> **Input records**:
-------

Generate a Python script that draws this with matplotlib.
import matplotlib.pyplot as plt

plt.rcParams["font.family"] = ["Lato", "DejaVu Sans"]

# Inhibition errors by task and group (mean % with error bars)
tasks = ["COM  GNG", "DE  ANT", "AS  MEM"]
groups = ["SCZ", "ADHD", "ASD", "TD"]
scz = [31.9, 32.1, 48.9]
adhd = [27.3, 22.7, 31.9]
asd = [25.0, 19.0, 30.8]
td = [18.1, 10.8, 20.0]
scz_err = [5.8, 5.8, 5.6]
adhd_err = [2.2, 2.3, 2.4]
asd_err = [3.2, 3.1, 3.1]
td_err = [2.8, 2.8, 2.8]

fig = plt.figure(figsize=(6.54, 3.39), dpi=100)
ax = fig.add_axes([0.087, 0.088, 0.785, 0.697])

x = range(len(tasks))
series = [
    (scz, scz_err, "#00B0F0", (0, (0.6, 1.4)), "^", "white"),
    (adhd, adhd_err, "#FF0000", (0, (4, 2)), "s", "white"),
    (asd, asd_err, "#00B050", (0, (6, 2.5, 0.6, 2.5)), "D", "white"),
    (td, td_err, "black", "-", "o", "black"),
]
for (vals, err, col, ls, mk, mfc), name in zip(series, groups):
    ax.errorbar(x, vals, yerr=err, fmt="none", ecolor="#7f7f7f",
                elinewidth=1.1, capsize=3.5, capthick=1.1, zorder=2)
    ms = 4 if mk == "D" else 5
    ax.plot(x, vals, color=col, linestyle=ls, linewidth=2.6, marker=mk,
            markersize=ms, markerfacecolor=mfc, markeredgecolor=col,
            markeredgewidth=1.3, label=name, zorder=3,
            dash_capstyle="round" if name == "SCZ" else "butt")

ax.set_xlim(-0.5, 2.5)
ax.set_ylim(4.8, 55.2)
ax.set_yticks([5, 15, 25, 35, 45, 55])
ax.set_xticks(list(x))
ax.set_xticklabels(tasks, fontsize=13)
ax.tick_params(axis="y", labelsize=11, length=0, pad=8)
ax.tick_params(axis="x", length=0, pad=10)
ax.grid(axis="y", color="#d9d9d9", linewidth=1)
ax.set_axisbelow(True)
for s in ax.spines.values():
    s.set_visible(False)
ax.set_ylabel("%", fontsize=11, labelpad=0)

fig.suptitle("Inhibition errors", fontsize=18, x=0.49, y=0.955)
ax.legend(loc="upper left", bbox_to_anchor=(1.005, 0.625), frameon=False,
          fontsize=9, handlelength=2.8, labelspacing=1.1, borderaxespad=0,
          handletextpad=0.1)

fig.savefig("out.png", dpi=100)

-------

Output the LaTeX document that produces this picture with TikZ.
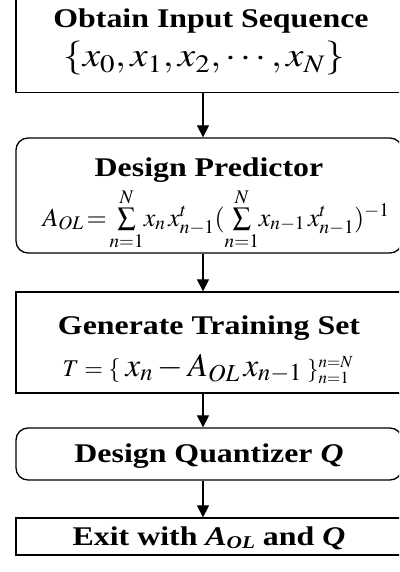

-------

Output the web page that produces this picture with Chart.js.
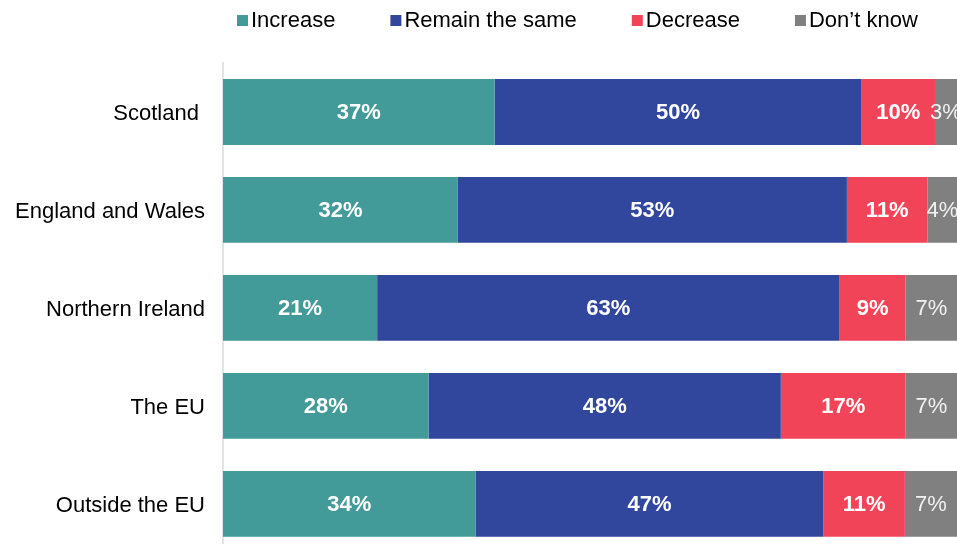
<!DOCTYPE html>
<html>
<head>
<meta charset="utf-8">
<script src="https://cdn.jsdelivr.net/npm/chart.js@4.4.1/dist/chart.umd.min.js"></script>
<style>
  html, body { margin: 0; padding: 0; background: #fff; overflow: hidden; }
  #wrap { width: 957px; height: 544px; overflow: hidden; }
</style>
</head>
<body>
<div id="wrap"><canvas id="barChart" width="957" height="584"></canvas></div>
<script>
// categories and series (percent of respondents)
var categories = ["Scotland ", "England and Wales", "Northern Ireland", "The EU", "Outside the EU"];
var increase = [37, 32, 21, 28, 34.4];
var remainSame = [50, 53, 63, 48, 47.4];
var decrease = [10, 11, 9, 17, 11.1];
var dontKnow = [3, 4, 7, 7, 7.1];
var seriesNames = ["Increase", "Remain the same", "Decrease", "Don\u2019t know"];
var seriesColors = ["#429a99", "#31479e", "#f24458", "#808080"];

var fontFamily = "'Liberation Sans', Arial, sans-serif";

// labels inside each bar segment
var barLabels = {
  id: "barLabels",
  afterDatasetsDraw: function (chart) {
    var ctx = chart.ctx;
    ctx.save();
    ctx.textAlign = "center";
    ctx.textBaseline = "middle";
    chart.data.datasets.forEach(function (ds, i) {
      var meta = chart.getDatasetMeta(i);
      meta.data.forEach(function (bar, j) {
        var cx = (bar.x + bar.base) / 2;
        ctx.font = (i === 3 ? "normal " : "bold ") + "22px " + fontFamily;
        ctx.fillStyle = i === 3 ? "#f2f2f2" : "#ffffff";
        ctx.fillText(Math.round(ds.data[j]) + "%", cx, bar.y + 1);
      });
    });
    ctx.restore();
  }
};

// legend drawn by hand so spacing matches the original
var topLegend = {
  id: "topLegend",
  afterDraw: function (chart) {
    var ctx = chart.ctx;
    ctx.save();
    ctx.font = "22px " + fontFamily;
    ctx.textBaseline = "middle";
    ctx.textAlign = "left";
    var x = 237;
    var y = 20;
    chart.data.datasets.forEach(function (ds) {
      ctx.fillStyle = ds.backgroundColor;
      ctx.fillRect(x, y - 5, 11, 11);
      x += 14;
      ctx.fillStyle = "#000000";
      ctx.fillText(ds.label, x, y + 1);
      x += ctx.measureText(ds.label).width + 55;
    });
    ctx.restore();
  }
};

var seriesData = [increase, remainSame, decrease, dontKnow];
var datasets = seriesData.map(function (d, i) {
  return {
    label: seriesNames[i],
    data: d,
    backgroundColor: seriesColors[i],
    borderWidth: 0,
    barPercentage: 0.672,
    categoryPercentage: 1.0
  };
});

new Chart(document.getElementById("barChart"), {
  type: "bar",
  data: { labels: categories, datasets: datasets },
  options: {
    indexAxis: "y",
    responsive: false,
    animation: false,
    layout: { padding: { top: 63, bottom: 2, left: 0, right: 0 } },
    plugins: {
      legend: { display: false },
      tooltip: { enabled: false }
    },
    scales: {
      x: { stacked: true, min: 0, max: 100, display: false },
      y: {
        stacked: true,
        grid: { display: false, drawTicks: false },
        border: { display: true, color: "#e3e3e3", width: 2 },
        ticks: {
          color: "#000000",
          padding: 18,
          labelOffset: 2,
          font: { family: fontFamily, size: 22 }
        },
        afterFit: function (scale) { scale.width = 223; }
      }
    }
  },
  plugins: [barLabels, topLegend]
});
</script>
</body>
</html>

-------

> **Given exercise**:
Above are the lines; repeat exactly the ones from the line containing "Generate a Python" down to the line containing "ax = fig.add_axes([0.087, 0.088, 0.785, 0.697])", both inclusive.

> **Response for this exercise**:
Generate a Python script that draws this with matplotlib.
import matplotlib.pyplot as plt

plt.rcParams["font.family"] = ["Lato", "DejaVu Sans"]

# Inhibition errors by task and group (mean % with error bars)
tasks = ["COM  GNG", "DE  ANT", "AS  MEM"]
groups = ["SCZ", "ADHD", "ASD", "TD"]
scz = [31.9, 32.1, 48.9]
adhd = [27.3, 22.7, 31.9]
asd = [25.0, 19.0, 30.8]
td = [18.1, 10.8, 20.0]
scz_err = [5.8, 5.8, 5.6]
adhd_err = [2.2, 2.3, 2.4]
asd_err = [3.2, 3.1, 3.1]
td_err = [2.8, 2.8, 2.8]

fig = plt.figure(figsize=(6.54, 3.39), dpi=100)
ax = fig.add_axes([0.087, 0.088, 0.785, 0.697])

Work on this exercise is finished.